Stored items:
▬▬▬▬▬▬▬▬▬▬

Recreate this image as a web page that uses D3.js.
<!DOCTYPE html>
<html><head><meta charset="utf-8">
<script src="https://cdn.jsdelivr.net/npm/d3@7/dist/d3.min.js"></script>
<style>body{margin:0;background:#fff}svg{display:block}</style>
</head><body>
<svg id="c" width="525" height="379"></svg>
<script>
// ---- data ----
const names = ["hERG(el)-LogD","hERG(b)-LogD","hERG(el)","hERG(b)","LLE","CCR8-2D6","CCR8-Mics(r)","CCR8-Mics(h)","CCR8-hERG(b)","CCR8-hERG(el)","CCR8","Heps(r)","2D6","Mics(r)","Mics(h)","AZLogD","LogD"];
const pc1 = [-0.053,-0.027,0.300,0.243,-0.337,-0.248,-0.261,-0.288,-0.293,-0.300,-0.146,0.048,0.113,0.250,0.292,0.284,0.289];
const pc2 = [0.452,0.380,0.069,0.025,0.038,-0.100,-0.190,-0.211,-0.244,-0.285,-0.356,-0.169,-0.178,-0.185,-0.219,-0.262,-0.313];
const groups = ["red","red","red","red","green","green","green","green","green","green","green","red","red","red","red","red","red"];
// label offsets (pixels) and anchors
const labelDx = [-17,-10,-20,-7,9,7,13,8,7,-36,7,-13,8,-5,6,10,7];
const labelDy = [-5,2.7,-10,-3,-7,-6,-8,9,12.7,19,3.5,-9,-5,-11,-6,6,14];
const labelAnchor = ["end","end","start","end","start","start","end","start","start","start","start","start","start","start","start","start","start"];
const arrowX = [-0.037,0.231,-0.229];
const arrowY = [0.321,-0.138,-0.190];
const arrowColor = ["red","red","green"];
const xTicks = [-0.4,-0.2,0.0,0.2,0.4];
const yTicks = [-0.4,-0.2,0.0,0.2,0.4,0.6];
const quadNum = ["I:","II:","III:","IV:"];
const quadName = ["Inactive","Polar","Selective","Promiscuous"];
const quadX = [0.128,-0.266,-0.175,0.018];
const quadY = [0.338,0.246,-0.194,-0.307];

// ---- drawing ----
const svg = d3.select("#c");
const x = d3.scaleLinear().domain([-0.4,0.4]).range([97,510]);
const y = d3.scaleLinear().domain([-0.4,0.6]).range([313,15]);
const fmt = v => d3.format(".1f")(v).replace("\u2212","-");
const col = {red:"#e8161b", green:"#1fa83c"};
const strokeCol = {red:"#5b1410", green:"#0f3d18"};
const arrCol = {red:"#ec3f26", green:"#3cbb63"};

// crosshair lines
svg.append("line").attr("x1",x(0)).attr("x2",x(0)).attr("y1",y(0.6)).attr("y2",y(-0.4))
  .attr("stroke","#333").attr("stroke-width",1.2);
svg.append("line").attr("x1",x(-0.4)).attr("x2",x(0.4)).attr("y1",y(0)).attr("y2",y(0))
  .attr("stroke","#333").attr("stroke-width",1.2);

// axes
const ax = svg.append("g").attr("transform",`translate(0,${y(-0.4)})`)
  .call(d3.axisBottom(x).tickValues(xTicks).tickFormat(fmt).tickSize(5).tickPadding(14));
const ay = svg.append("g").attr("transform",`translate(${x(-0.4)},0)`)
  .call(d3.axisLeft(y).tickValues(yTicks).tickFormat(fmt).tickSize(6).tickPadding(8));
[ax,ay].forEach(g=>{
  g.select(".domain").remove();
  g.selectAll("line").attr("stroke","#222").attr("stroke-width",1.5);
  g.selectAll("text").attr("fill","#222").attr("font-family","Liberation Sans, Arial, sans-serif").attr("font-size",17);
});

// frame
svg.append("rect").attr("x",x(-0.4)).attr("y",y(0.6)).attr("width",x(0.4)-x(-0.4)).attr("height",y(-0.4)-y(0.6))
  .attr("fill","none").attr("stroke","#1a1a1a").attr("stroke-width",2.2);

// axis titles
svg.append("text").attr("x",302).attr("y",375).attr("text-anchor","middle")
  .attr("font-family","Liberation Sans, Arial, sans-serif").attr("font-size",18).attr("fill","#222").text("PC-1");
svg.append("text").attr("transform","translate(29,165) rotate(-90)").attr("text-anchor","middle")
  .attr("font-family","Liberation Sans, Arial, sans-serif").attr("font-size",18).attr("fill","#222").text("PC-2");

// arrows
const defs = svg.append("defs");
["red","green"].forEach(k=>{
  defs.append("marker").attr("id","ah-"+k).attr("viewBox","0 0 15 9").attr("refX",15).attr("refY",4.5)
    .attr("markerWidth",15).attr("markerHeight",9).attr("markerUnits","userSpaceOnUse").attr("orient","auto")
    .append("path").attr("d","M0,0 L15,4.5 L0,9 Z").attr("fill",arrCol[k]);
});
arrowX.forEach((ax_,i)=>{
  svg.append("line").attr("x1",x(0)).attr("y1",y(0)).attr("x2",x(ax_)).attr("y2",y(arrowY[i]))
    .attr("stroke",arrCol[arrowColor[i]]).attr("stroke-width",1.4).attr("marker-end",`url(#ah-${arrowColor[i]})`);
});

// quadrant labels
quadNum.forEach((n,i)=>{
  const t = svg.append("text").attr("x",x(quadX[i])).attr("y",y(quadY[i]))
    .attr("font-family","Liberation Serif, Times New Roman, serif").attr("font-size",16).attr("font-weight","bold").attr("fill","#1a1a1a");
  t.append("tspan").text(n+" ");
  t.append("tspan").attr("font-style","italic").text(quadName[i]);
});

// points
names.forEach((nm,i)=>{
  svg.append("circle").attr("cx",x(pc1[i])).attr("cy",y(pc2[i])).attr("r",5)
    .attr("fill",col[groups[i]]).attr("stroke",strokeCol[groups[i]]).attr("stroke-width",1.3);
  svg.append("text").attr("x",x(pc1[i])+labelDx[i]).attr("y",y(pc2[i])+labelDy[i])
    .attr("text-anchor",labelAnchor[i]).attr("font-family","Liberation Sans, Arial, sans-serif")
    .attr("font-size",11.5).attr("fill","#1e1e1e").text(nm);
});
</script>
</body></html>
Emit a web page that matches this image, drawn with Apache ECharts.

▬▬▬▬▬▬▬▬▬▬

(Goal of the exercise):
Extract from the data every line where "that" shows up.

(Written response):
Recreate this image as a web page that uses D3.js.
Emit a web page that matches this image, drawn with Apache ECharts.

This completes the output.